Written problem
Copy every line of the listing that holds the string "this".
============================================================
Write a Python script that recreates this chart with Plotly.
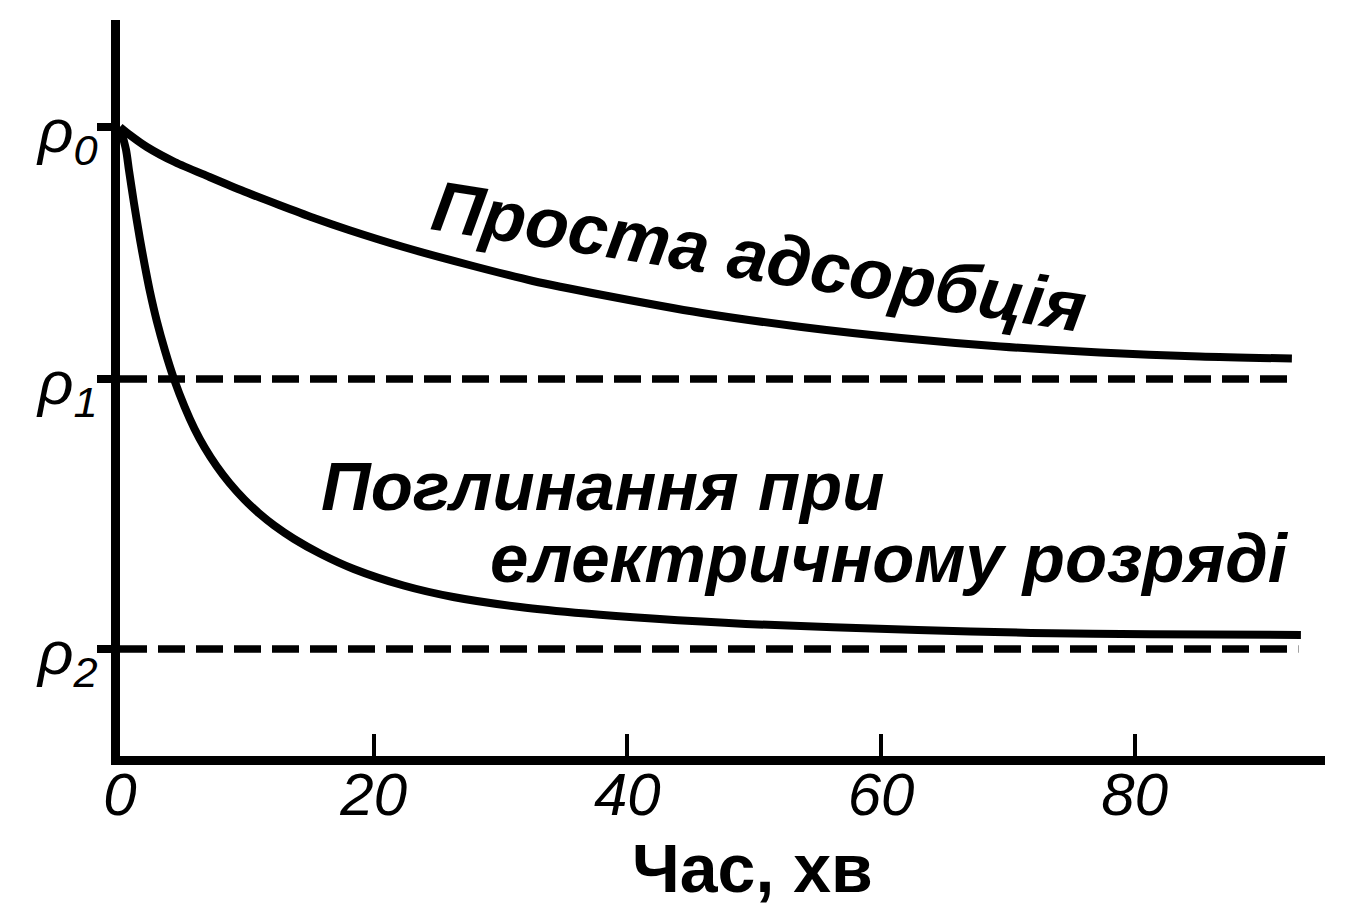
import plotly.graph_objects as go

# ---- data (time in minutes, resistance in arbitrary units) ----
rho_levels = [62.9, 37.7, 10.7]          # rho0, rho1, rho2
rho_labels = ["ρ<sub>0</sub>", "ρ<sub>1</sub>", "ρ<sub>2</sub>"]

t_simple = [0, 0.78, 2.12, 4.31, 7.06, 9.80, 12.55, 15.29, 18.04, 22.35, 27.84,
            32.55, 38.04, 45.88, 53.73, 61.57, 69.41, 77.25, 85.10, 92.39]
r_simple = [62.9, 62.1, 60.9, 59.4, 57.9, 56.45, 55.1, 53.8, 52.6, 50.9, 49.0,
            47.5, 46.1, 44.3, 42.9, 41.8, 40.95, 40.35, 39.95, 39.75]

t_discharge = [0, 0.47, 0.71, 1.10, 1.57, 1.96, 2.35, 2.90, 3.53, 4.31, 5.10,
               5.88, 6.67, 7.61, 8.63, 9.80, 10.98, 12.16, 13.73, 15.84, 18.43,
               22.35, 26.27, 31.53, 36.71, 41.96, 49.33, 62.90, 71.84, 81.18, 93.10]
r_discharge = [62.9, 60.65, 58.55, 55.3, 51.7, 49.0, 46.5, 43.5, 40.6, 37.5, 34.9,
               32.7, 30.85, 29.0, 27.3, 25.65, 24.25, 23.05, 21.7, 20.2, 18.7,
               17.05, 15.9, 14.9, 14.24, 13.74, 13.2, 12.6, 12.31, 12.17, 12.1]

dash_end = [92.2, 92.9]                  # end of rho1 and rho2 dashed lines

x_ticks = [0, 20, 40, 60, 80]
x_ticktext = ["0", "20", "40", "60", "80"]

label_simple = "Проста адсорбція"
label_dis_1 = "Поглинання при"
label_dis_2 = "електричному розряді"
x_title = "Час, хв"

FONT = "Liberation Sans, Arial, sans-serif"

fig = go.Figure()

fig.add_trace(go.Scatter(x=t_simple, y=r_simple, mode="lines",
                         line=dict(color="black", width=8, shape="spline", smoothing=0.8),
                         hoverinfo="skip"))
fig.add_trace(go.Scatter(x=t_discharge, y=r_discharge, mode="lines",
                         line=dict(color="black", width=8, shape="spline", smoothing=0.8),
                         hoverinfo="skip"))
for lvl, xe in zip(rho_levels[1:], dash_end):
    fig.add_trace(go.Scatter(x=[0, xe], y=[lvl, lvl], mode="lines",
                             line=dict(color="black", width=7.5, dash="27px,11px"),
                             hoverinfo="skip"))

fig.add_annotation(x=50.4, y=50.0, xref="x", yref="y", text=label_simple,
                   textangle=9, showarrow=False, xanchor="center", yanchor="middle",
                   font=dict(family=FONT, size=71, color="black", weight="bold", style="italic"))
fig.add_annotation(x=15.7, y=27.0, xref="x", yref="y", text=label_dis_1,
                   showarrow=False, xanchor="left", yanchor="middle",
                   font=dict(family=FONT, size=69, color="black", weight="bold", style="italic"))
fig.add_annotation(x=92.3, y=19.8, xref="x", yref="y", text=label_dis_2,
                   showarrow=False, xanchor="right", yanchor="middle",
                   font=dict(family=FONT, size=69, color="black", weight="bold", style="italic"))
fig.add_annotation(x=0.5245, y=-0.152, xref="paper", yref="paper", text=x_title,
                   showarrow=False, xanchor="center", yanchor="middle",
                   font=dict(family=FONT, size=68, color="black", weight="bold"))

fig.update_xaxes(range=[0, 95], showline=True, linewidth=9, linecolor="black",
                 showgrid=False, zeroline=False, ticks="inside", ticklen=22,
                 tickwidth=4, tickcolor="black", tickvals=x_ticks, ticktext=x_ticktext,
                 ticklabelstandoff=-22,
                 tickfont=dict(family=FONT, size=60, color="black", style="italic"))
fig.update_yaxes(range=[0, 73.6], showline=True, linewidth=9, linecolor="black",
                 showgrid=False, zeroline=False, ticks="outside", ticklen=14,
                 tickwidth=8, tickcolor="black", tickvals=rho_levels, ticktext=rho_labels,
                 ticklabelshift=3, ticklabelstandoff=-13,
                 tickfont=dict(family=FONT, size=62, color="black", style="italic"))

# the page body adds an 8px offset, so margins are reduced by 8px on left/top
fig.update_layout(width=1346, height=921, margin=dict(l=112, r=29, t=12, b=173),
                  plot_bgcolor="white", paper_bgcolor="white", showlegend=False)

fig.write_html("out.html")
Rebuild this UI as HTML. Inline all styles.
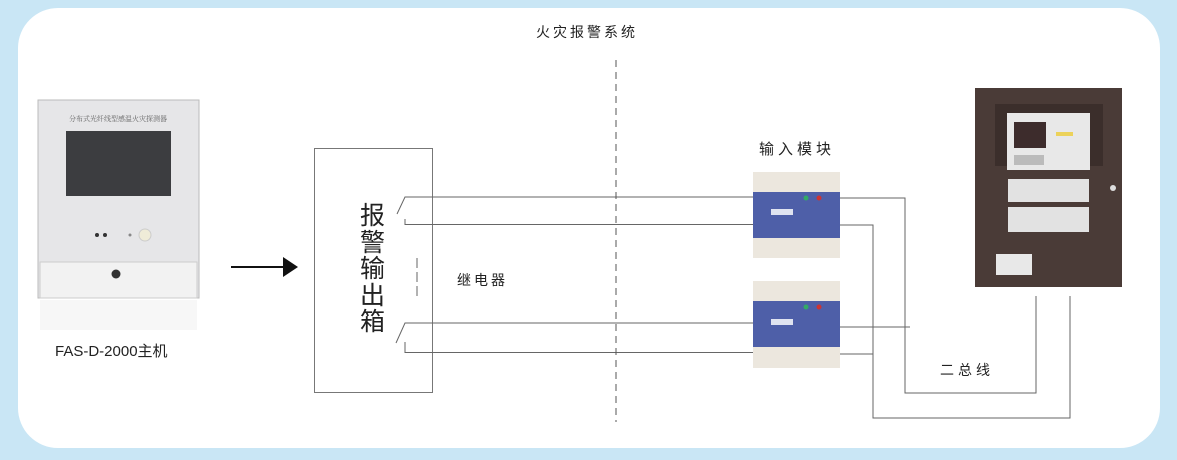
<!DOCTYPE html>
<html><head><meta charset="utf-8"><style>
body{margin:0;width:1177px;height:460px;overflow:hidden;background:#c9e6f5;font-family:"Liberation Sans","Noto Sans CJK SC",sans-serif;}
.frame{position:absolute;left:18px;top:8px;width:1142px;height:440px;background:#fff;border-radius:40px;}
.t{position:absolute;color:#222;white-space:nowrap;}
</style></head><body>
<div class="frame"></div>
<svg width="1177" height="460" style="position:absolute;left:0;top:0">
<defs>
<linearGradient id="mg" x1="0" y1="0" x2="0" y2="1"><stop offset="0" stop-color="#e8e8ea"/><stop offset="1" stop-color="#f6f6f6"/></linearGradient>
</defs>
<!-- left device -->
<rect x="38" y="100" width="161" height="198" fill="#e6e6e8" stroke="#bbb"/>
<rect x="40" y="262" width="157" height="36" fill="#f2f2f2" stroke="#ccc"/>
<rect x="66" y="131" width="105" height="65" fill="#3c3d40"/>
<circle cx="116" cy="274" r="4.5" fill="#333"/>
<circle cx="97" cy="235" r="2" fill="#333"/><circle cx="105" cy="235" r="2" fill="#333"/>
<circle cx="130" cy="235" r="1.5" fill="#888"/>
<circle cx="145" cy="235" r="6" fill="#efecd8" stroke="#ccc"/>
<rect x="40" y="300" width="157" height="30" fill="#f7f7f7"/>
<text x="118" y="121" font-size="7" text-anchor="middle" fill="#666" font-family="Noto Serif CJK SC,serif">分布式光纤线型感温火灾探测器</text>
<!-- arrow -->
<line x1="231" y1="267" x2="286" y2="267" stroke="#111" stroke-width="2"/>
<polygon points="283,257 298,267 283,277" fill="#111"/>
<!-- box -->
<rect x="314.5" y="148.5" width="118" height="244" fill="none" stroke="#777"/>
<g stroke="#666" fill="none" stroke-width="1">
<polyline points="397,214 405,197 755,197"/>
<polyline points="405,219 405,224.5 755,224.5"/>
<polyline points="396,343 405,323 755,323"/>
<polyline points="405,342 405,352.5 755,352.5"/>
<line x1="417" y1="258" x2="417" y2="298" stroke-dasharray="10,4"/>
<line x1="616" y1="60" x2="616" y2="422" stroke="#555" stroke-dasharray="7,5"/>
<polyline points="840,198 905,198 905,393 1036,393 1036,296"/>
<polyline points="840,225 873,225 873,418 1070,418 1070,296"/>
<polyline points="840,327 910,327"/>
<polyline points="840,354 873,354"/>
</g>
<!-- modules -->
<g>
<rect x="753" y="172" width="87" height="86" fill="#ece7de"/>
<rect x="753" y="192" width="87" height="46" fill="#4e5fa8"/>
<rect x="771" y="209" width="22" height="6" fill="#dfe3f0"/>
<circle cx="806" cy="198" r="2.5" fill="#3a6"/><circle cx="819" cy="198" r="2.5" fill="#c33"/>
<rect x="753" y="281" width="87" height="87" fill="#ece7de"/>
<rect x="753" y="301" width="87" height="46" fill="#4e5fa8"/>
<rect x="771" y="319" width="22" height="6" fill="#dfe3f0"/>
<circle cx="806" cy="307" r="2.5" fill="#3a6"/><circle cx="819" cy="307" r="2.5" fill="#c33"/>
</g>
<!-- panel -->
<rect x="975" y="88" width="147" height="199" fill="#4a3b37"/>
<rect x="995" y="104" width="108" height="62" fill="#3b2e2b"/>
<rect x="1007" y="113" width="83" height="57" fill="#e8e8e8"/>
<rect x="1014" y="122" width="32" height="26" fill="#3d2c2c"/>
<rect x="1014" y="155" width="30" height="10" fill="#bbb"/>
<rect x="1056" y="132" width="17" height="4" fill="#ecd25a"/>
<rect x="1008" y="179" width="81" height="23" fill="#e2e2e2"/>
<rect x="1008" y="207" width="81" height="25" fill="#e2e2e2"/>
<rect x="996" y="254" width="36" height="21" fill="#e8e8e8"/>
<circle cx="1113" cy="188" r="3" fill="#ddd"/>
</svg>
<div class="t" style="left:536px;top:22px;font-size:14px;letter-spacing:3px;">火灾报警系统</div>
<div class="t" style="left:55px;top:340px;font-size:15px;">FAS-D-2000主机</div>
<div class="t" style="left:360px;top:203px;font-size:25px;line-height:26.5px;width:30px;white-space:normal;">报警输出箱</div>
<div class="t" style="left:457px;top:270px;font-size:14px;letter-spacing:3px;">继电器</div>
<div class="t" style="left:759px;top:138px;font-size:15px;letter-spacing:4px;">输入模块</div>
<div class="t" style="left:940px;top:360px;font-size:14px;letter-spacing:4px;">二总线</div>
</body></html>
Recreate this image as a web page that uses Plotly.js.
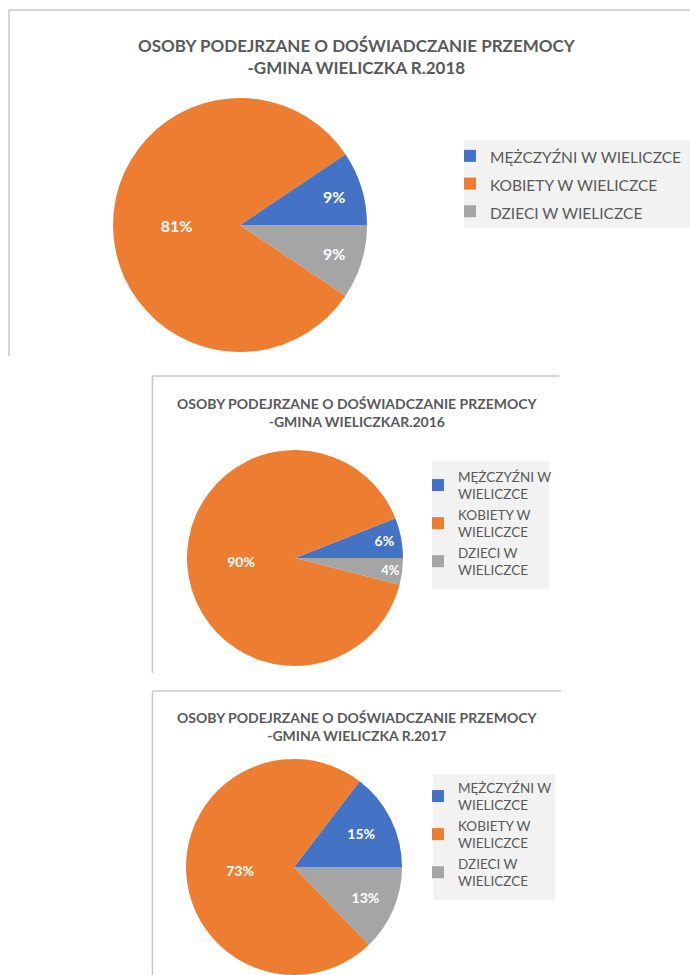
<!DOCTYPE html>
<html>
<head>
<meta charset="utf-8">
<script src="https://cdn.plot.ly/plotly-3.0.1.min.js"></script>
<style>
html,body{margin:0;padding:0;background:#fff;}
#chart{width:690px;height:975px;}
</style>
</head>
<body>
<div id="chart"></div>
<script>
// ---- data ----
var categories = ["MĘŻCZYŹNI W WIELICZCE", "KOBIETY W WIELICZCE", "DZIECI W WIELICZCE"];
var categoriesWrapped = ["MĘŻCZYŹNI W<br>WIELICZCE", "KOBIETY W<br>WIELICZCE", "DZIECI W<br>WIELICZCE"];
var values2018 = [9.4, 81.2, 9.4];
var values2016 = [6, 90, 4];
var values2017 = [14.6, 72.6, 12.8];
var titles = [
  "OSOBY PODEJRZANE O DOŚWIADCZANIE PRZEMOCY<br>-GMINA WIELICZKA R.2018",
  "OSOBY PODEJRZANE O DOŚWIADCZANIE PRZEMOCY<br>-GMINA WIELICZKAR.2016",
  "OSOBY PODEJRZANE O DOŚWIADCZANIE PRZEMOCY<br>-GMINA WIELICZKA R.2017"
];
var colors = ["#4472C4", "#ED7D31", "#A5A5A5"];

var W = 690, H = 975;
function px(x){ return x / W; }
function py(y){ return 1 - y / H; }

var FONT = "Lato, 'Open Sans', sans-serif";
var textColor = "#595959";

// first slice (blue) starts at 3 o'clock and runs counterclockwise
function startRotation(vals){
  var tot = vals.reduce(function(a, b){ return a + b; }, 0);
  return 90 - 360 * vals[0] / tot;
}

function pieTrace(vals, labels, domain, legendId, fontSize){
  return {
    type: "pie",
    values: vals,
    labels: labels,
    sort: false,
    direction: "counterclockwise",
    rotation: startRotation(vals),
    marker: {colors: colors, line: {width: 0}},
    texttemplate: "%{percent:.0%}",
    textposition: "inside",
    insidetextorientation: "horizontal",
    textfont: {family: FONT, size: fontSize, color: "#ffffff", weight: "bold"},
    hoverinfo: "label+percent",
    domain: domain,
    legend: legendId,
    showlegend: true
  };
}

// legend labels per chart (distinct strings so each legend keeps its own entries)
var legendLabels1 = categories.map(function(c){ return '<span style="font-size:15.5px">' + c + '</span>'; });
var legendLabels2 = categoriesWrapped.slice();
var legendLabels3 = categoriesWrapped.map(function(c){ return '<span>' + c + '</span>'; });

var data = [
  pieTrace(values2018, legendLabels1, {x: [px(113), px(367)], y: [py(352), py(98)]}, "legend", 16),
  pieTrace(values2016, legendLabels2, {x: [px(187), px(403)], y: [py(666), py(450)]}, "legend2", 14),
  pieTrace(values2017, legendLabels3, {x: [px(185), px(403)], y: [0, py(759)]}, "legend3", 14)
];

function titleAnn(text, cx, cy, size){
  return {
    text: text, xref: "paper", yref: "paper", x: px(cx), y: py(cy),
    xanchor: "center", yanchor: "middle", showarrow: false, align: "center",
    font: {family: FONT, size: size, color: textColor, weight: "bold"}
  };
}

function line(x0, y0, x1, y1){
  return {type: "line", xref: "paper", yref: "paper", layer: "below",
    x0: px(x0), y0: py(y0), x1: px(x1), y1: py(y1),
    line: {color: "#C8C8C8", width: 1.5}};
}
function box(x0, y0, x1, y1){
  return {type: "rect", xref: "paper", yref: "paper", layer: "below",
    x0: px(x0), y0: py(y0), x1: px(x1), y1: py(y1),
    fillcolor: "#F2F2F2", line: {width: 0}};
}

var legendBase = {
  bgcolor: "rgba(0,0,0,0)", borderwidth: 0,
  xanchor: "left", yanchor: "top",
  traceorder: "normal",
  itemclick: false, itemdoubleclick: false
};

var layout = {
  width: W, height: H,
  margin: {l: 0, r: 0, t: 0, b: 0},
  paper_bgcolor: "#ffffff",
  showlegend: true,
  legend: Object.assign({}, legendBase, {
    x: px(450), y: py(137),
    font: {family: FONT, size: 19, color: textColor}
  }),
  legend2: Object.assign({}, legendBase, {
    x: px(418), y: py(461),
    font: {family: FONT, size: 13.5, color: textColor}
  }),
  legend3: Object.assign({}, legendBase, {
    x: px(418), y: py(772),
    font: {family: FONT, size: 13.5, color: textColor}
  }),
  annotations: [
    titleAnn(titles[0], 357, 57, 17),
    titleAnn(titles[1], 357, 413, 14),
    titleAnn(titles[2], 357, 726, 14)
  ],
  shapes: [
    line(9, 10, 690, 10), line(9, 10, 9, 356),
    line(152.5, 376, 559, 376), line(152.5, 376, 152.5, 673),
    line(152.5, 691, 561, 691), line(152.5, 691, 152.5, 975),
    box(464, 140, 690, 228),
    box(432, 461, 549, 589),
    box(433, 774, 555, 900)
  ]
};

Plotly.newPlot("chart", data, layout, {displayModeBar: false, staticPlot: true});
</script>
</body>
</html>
============================================================
Result of the exercise
Write a Python script that recreates this chart with Plotly.
Rebuild this UI as HTML. Inline all styles.
Recreate this image as a web page that uses Plotly.js.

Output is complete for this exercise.